• _DATASET SECTION_:

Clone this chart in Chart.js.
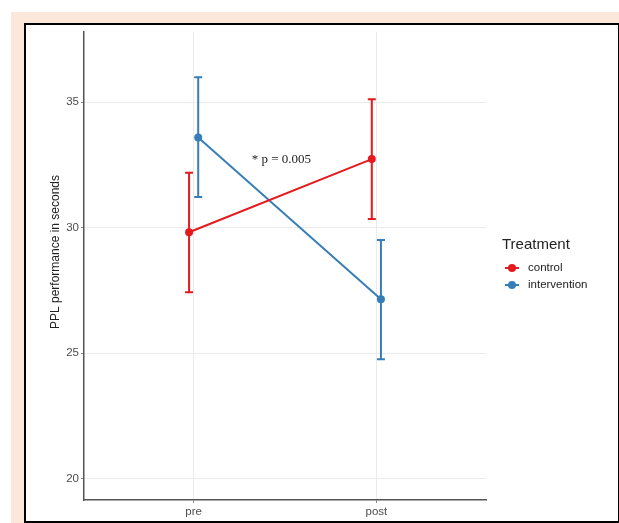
<!DOCTYPE html>
<html>
<head>
<meta charset="utf-8">
<script src="https://cdn.jsdelivr.net/npm/chart.js@4"></script>
<style>
  body { margin: 0; background: #fff; }
  #peach { position: absolute; left: 11px; top: 12px; width: 608px; height: 511px; background: #fbe8da; }
  #panel { position: absolute; left: 24px; top: 23px; width: 592px; height: 496px; background: #fff; border: 2px solid #000; }
  #wrap { position: absolute; left: 0; top: 0; width: 619px; height: 523px; }
</style>
</head>
<body>
<div id="peach"></div>
<div id="panel"></div>
<div id="wrap"><canvas id="myChart" width="619" height="523"></canvas></div>
<script>
// values
var timepoints = ['pre', 'post']
var groups = ['control', 'intervention']
var controlMean = [29.82, 32.73]
var controlLower = [27.43, 30.35]
var controlUpper = [32.19, 35.11]
var interventionMean = [33.59, 27.15]
var interventionLower = [31.22, 24.76]
var interventionUpper = [35.99, 29.51]
var yTicks = [20, 25, 30, 35]
var yTitle = 'PPL performance in seconds'
var legendTitle = 'Treatment'
var annotationText = '* p = 0.005'
var annotationX = 1.48
var annotationY = 32.73

var colors = ['#e41a1c', '#377eb8']
var dodge = 0.025
var sans = '"Liberation Sans", Arial, sans-serif'

function points(means, shift){
  return timepoints.map((t, i) => ({x: i + 1 + shift, y: means[i]}))
}

var errorBars = [
  {lower: controlLower, upper: controlUpper},
  {lower: interventionLower, upper: interventionUpper}
]

var errorBarPlugin = {
  id: 'errorBars',
  beforeDatasetsDraw(chart){
    var ctx = chart.ctx
    var xs = chart.scales.x
    var ys = chart.scales.y
    chart.data.datasets.forEach((ds, d) => {
      ctx.save()
      ctx.strokeStyle = ds.borderColor
      ctx.lineWidth = 2
      ds.data.forEach((p, i) => {
        var x = xs.getPixelForValue(p.x)
        var yl = ys.getPixelForValue(errorBars[d].lower[i])
        var yu = ys.getPixelForValue(errorBars[d].upper[i])
        ctx.beginPath()
        ctx.moveTo(x, yl); ctx.lineTo(x, yu)
        ctx.moveTo(x - 4, yl); ctx.lineTo(x + 4, yl)
        ctx.moveTo(x - 4, yu); ctx.lineTo(x + 4, yu)
        ctx.stroke()
      })
      ctx.restore()
    })
  }
}

var extrasPlugin = {
  id: 'extras',
  afterDraw(chart){
    var ctx = chart.ctx
    var xs = chart.scales.x
    var ys = chart.scales.y
    ctx.save()
    // p-value note
    ctx.fillStyle = '#222'
    ctx.font = '13px "Liberation Serif", serif'
    ctx.textAlign = 'center'
    ctx.textBaseline = 'middle'
    ctx.fillText(annotationText, xs.getPixelForValue(annotationX), ys.getPixelForValue(annotationY))
    // y axis title (sits a bit above the middle, like the original)
    ctx.save()
    ctx.translate(56, 252)
    ctx.rotate(-Math.PI / 2)
    ctx.font = '12px ' + sans
    ctx.fillText(yTitle, 0, 0)
    ctx.restore()
    // legend
    ctx.textAlign = 'left'
    ctx.font = '15px ' + sans
    ctx.fillText(legendTitle, 502, 245)
    ctx.font = '11.5px ' + sans
    chart.data.datasets.forEach((ds, i) => {
      var y = 268 + i * 17
      ctx.strokeStyle = ds.borderColor
      ctx.fillStyle = ds.borderColor
      ctx.lineWidth = 2
      ctx.beginPath()
      ctx.moveTo(505, y); ctx.lineTo(519, y)
      ctx.stroke()
      ctx.beginPath()
      ctx.arc(512, y, 4, 0, Math.PI * 2)
      ctx.fill()
      ctx.fillStyle = '#222'
      ctx.fillText(ds.label, 528, y)
    })
    ctx.restore()
  }
}

var ctx = document.getElementById('myChart').getContext('2d')
var myChart = new Chart(ctx, {
  type: 'line',
  data: {
    datasets: [{
      label: groups[0],
      data: points(controlMean, -dodge),
      borderColor: colors[0],
      backgroundColor: colors[0],
      borderWidth: 2,
      pointRadius: 4,
      pointBorderWidth: 0,
      tension: 0
    },
    {
      label: groups[1],
      data: points(interventionMean, dodge),
      borderColor: colors[1],
      backgroundColor: colors[1],
      borderWidth: 2,
      pointRadius: 4,
      pointBorderWidth: 0,
      tension: 0
    }]
  },
  options: {
    responsive: false,
    animation: false,
    layout: { padding: { left: 0, top: 32, right: 133, bottom: 0 } },
    plugins: { legend: { display: false }, tooltip: { enabled: false } },
    scales: {
      x: {
        type: 'linear',
        min: 0.4,
        max: 2.6,
        afterBuildTicks: (axis) => { axis.ticks = timepoints.map((t, i) => ({value: i + 1})) },
        afterFit: (axis) => { axis.height = 23 },
        ticks: {
          callback: (v) => timepoints[v - 1],
          color: '#4d4d4d',
          font: { family: sans, size: 11.5 },
          padding: 2,
          maxRotation: 0
        },
        grid: { color: '#ebebeb', tickColor: '#888', tickLength: 3 },
        border: { color: '#555', width: 1.5 }
      },
      y: {
        min: 19.16,
        max: 37.79,
        afterBuildTicks: (axis) => { axis.ticks = yTicks.map(v => ({value: v})) },
        afterFit: (axis) => { axis.width = 84 },
        ticks: {
          color: '#4d4d4d',
          font: { family: sans, size: 11.5 },
          padding: 2
        },
        grid: { color: '#ebebeb', tickColor: '#888', tickLength: 3 },
        border: { color: '#555', width: 1.5 }
      }
    }
  },
  plugins: [errorBarPlugin, extrasPlugin]
})
</script>
</body>
</html>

• _TASK DESCRIPTION_: Do not include the images; transcribe the rest of the listing exactly.

• _EXERCISE SOLUTION_:
Clone this chart in Chart.js.
<!DOCTYPE html>
<html>
<head>
<meta charset="utf-8">
<script src="https://cdn.jsdelivr.net/npm/chart.js@4"></script>
<style>
  body { margin: 0; background: #fff; }
  #peach { position: absolute; left: 11px; top: 12px; width: 608px; height: 511px; background: #fbe8da; }
  #panel { position: absolute; left: 24px; top: 23px; width: 592px; height: 496px; background: #fff; border: 2px solid #000; }
  #wrap { position: absolute; left: 0; top: 0; width: 619px; height: 523px; }
</style>
</head>
<body>
<div id="peach"></div>
<div id="panel"></div>
<div id="wrap"><canvas id="myChart" width="619" height="523"></canvas></div>
<script>
// values
var timepoints = ['pre', 'post']
var groups = ['control', 'intervention']
var controlMean = [29.82, 32.73]
var controlLower = [27.43, 30.35]
var controlUpper = [32.19, 35.11]
var interventionMean = [33.59, 27.15]
var interventionLower = [31.22, 24.76]
var interventionUpper = [35.99, 29.51]
var yTicks = [20, 25, 30, 35]
var yTitle = 'PPL performance in seconds'
var legendTitle = 'Treatment'
var annotationText = '* p = 0.005'
var annotationX = 1.48
var annotationY = 32.73

var colors = ['#e41a1c', '#377eb8']
var dodge = 0.025
var sans = '"Liberation Sans", Arial, sans-serif'

function points(means, shift){
  return timepoints.map((t, i) => ({x: i + 1 + shift, y: means[i]}))
}

var errorBars = [
  {lower: controlLower, upper: controlUpper},
  {lower: interventionLower, upper: interventionUpper}
]

var errorBarPlugin = {
  id: 'errorBars',
  beforeDatasetsDraw(chart){
    var ctx = chart.ctx
    var xs = chart.scales.x
    var ys = chart.scales.y
    chart.data.datasets.forEach((ds, d) => {
      ctx.save()
      ctx.strokeStyle = ds.borderColor
      ctx.lineWidth = 2
      ds.data.forEach((p, i) => {
        var x = xs.getPixelForValue(p.x)
        var yl = ys.getPixelForValue(errorBars[d].lower[i])
        var yu = ys.getPixelForValue(errorBars[d].upper[i])
        ctx.beginPath()
        ctx.moveTo(x, yl); ctx.lineTo(x, yu)
        ctx.moveTo(x - 4, yl); ctx.lineTo(x + 4, yl)
        ctx.moveTo(x - 4, yu); ctx.lineTo(x + 4, yu)
        ctx.stroke()
      })
      ctx.restore()
    })
  }
}

var extrasPlugin = {
  id: 'extras',
  afterDraw(chart){
    var ctx = chart.ctx
    var xs = chart.scales.x
    var ys = chart.scales.y
    ctx.save()
    // p-value note
    ctx.fillStyle = '#222'
    ctx.font = '13px "Liberation Serif", serif'
    ctx.textAlign = 'center'
    ctx.textBaseline = 'middle'
    ctx.fillText(annotationText, xs.getPixelForValue(annotationX), ys.getPixelForValue(annotationY))
    // y axis title (sits a bit above the middle, like the original)
    ctx.save()
    ctx.translate(56, 252)
    ctx.rotate(-Math.PI / 2)
    ctx.font = '12px ' + sans
    ctx.fillText(yTitle, 0, 0)
    ctx.restore()
    // legend
    ctx.textAlign = 'left'
    ctx.font = '15px ' + sans
    ctx.fillText(legendTitle, 502, 245)
    ctx.font = '11.5px ' + sans
    chart.data.datasets.forEach((ds, i) => {
      var y = 268 + i * 17
      ctx.strokeStyle = ds.borderColor
      ctx.fillStyle = ds.borderColor
      ctx.lineWidth = 2
      ctx.beginPath()
      ctx.moveTo(505, y); ctx.lineTo(519, y)
      ctx.stroke()
      ctx.beginPath()
      ctx.arc(512, y, 4, 0, Math.PI * 2)
      ctx.fill()
      ctx.fillStyle = '#222'
      ctx.fillText(ds.label, 528, y)
    })
    ctx.restore()
  }
}

var ctx = document.getElementById('myChart').getContext('2d')
var myChart = new Chart(ctx, {
  type: 'line',
  data: {
    datasets: [{
      label: groups[0],
      data: points(controlMean, -dodge),
      borderColor: colors[0],
      backgroundColor: colors[0],
      borderWidth: 2,
      pointRadius: 4,
      pointBorderWidth: 0,
      tension: 0
    },
    {
      label: groups[1],
      data: points(interventionMean, dodge),
      borderColor: colors[1],
      backgroundColor: colors[1],
      borderWidth: 2,
      pointRadius: 4,
      pointBorderWidth: 0,
      tension: 0
    }]
  },
  options: {
    responsive: false,
    animation: false,
    layout: { padding: { left: 0, top: 32, right: 133, bottom: 0 } },
    plugins: { legend: { display: false }, tooltip: { enabled: false } },
    scales: {
      x: {
        type: 'linear',
        min: 0.4,
        max: 2.6,
        afterBuildTicks: (axis) => { axis.ticks = timepoints.map((t, i) => ({value: i + 1})) },
        afterFit: (axis) => { axis.height = 23 },
        ticks: {
          callback: (v) => timepoints[v - 1],
          color: '#4d4d4d',
          font: { family: sans, size: 11.5 },
          padding: 2,
          maxRotation: 0
        },
        grid: { color: '#ebebeb', tickColor: '#888', tickLength: 3 },
        border: { color: '#555', width: 1.5 }
      },
      y: {
        min: 19.16,
        max: 37.79,
        afterBuildTicks: (axis) => { axis.ticks = yTicks.map(v => ({value: v})) },
        afterFit: (axis) => { axis.width = 84 },
        ticks: {
          color: '#4d4d4d',
          font: { family: sans, size: 11.5 },
          padding: 2
        },
        grid: { color: '#ebebeb', tickColor: '#888', tickLength: 3 },
        border: { color: '#555', width: 1.5 }
      }
    }
  },
  plugins: [errorBarPlugin, extrasPlugin]
})
</script>
</body>
</html>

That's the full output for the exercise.